In the material below, please retype the lines from the very first through the one with "-0.000005, -0.000045, -0.000100];", exactly and without pictures.

# Start of COLLECTED DATA

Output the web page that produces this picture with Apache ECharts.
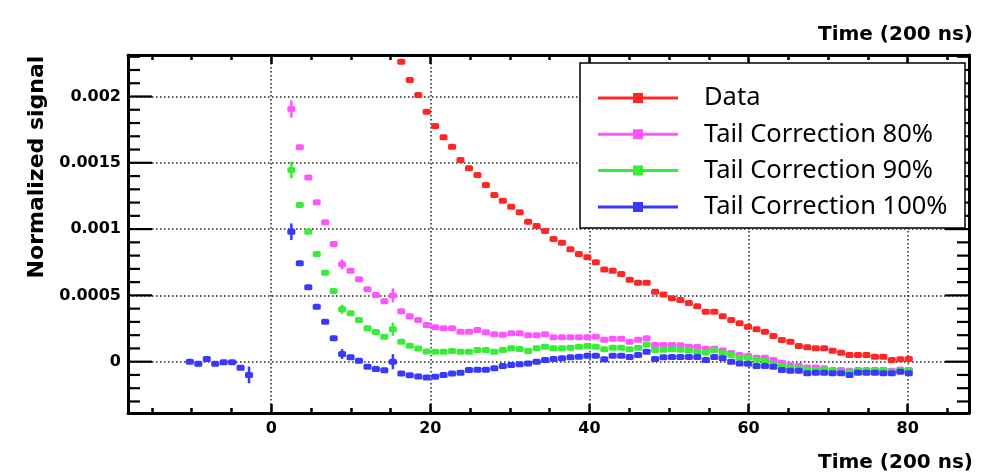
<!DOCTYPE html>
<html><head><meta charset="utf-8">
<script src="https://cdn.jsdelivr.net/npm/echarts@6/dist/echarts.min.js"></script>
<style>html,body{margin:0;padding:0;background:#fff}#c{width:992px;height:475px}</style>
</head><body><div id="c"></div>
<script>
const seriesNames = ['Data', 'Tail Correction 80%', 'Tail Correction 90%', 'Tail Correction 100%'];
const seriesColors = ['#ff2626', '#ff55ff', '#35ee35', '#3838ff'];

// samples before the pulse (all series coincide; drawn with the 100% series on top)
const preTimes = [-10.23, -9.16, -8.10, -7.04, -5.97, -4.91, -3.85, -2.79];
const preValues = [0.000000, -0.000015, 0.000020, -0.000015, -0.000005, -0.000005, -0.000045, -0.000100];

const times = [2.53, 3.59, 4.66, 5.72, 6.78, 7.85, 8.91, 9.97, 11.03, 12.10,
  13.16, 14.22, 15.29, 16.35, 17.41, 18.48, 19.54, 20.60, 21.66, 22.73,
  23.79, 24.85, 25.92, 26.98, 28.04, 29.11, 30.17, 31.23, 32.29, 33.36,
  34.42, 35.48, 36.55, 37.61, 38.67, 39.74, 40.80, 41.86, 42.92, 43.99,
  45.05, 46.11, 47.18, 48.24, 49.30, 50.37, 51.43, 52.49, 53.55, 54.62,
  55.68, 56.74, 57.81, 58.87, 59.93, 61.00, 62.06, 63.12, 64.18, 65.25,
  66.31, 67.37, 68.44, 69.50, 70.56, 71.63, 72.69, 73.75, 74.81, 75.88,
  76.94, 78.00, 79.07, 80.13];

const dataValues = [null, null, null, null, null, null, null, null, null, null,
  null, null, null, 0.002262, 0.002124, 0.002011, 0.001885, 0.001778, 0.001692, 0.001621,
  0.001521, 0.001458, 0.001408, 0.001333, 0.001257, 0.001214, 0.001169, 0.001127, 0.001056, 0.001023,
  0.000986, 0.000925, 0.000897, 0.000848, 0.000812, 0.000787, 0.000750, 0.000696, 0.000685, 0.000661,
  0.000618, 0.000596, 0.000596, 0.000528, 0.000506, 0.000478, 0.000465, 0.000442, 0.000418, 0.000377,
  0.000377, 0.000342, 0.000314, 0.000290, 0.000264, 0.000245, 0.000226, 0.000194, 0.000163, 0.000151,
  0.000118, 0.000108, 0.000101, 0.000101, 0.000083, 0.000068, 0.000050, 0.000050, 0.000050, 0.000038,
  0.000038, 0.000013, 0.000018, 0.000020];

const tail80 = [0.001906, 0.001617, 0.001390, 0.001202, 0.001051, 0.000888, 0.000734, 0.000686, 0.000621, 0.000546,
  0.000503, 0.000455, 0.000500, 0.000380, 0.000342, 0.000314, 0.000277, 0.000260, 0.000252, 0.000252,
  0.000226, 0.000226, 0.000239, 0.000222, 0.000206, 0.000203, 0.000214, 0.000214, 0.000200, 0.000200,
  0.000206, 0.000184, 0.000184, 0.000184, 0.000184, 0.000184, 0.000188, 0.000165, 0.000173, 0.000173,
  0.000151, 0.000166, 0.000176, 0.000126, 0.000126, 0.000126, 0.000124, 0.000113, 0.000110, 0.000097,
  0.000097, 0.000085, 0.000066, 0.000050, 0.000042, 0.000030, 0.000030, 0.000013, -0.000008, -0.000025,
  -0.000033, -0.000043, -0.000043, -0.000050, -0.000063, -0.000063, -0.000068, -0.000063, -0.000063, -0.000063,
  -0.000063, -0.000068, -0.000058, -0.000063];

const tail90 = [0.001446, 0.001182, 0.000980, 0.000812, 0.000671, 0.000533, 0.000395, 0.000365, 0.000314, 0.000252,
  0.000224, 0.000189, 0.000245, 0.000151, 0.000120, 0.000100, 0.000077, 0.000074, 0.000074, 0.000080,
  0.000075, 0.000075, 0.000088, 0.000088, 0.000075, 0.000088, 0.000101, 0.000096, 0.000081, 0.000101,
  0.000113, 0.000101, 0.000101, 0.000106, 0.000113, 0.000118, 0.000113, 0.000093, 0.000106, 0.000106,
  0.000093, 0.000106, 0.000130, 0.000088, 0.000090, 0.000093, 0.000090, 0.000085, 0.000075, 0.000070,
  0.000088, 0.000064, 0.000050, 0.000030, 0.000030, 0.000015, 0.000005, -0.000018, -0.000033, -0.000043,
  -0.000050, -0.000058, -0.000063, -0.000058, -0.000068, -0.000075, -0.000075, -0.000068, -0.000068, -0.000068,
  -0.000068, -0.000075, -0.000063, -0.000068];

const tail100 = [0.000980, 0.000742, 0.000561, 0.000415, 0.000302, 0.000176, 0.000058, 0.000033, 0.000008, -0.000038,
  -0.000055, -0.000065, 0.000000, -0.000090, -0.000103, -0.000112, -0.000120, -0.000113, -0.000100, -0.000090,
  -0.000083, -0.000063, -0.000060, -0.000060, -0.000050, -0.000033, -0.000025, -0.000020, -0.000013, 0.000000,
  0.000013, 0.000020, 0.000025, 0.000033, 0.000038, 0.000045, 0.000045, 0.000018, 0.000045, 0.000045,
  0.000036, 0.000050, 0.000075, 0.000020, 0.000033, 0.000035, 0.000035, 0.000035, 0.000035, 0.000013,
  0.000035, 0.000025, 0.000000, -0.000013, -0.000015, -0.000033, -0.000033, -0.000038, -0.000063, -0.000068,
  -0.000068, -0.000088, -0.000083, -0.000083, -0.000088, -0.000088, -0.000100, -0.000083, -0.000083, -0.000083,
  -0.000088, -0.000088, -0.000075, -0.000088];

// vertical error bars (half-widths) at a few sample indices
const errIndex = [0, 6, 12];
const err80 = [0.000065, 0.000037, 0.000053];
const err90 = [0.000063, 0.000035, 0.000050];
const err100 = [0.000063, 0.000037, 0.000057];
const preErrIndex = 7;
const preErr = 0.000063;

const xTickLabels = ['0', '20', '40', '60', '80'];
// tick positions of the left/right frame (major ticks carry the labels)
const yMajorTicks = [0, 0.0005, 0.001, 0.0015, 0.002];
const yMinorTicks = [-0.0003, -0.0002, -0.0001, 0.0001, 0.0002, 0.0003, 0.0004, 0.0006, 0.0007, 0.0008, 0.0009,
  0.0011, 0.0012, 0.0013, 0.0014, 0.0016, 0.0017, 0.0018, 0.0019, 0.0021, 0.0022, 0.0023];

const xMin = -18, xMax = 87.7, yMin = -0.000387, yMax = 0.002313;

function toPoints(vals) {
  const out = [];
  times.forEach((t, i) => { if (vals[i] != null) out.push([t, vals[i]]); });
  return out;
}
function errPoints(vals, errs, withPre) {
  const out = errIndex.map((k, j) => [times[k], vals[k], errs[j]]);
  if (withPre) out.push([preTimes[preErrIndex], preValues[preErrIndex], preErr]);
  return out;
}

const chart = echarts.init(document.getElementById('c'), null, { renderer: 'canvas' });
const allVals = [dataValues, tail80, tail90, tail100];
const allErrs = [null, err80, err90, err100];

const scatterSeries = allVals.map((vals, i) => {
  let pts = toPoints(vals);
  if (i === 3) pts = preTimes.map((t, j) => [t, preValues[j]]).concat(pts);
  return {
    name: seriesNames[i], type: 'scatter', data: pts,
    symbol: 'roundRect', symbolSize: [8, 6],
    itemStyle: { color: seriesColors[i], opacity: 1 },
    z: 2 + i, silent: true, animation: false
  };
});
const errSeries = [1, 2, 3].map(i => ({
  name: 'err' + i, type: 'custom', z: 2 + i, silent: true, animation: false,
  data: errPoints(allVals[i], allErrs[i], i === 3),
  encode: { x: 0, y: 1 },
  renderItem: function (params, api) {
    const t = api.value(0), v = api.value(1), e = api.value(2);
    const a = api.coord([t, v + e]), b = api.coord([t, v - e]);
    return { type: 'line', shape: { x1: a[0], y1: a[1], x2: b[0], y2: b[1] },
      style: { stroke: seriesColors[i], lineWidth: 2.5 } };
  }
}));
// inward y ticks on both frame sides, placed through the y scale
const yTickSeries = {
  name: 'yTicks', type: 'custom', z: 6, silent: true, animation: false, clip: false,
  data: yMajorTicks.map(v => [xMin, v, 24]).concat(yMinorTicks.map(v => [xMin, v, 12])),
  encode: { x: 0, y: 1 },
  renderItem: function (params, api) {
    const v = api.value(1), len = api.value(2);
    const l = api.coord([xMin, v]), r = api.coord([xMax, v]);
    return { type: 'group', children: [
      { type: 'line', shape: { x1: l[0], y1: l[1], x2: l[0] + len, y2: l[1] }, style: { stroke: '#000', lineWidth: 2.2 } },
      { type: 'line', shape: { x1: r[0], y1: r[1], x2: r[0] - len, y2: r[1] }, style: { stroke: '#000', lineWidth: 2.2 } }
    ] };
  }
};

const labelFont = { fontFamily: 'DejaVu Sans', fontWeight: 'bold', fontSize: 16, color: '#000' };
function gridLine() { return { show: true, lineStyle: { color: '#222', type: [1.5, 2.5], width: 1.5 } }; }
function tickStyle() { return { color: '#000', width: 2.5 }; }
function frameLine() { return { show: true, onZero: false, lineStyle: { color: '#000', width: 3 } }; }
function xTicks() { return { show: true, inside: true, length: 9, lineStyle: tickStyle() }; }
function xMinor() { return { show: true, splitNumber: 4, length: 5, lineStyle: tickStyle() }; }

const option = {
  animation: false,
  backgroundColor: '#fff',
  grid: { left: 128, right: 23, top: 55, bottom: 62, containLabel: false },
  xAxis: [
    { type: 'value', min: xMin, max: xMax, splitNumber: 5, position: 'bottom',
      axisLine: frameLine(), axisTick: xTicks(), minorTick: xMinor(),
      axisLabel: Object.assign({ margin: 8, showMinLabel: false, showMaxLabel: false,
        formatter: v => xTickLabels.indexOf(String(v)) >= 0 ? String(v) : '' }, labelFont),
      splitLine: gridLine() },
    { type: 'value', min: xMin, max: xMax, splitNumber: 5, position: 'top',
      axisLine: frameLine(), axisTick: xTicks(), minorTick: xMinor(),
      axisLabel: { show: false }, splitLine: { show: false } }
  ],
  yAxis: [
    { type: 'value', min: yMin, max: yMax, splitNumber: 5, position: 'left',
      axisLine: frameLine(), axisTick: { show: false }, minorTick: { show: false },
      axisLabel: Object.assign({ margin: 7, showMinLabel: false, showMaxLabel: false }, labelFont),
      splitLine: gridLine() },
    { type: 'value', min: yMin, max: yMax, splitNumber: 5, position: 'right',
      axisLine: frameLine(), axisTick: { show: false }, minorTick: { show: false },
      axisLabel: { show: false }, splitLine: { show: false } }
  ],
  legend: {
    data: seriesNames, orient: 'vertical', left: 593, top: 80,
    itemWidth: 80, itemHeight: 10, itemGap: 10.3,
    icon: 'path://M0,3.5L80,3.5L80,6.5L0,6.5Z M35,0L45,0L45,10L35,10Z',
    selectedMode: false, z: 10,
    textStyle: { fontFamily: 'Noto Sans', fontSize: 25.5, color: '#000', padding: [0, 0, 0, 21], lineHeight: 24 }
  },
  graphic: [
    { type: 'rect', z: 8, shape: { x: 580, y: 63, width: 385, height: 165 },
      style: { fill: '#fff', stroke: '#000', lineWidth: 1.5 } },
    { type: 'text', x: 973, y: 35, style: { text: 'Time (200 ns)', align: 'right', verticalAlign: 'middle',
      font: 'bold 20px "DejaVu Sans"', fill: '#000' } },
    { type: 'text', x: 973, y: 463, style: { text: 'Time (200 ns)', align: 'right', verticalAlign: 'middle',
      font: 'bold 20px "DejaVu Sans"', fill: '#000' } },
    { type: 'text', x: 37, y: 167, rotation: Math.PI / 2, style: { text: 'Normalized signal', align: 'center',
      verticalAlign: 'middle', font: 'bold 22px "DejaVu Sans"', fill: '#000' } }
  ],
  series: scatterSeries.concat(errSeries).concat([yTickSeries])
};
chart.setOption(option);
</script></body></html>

# End of COLLECTED DATA

▶ **SOLUTION FOR THIS PROBLEM**:
Output the web page that produces this picture with Apache ECharts.
<!DOCTYPE html>
<html><head><meta charset="utf-8">
<script src="https://cdn.jsdelivr.net/npm/echarts@6/dist/echarts.min.js"></script>
<style>html,body{margin:0;padding:0;background:#fff}#c{width:992px;height:475px}</style>
</head><body><div id="c"></div>
<script>
const seriesNames = ['Data', 'Tail Correction 80%', 'Tail Correction 90%', 'Tail Correction 100%'];
const seriesColors = ['#ff2626', '#ff55ff', '#35ee35', '#3838ff'];

// samples before the pulse (all series coincide; drawn with the 100% series on top)
const preTimes = [-10.23, -9.16, -8.10, -7.04, -5.97, -4.91, -3.85, -2.79];
const preValues = [0.000000, -0.000015, 0.000020, -0.000015, -0.000005, -0.000005, -0.000045, -0.000100];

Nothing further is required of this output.